Wednesday, July 22, 2009

Feast of St. Mary Magdalene

John 20:11-18

There may be no women treated worse by history than Mary Magdalene. For more than a millennia, she was wrongly identified as an adulteress and prostitute. Now in our time, her image continues to be sexualized as books like the DaVinci Code try to dress her up as Jesus’s wife. Lost in all this is the power of her witness to Jesus, crucified and risen.

Around 600 AD, Pope Gregory the Great conflated 2 stories close together in Luke’s Gospel: 1) Jesus’s forgiveness of the sinful woman who anointed his feet with her tears, and 2)the mention of Mary Magdalene being healed of seven demons by Jesus, then becoming one of his women followers. Thus was born Mary Magdalene, the repentant prostitute. This image was reinforced by centuries of painters who could get away with painting nude women by naming the subject Mary. But in the Eastern Orthodox Church, this conflation never happened, and that ancient church has never seen Mary in that way. In fact, Orthodox Christians hold her as equal to the 12 Apostles.

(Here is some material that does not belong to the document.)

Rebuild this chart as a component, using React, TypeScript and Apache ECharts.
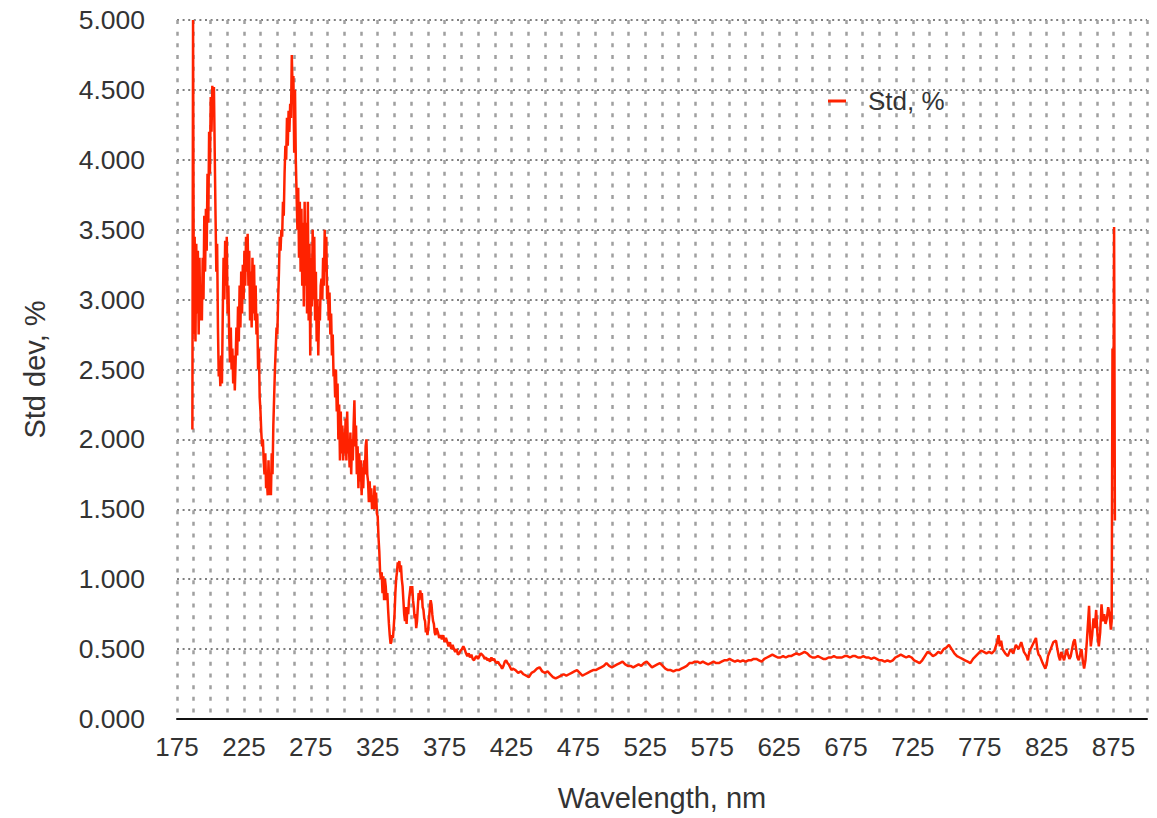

The truth is that there may have been no disciple more faithful to Jesus, in death and life. When all the men who Jesus had chosen as his apostles had abandoned him (save the beloved disciple), Mary Magdalene did not. She accompanied him to his cross, and did not turn away from the stomach-turning sight of Jesus nailed to that cross, and dying a horrible death. While the rest of the disciples were wallowing in their grief, it was Mary Magdalene who led some other women to Jesus’s tomb. And it was to Mary Magdalene that the risen Christ first appeared. And it was Mark Magdalene who was sent to the rest of Jesus’s disciples, as the “Apostle to the apostles,” to proclaim the greatest news of all time.

Mary Magdalene was faithful to her Lord in good and bad. Pray for us, Mary that we may be faithful to Christ’s people in good or bad.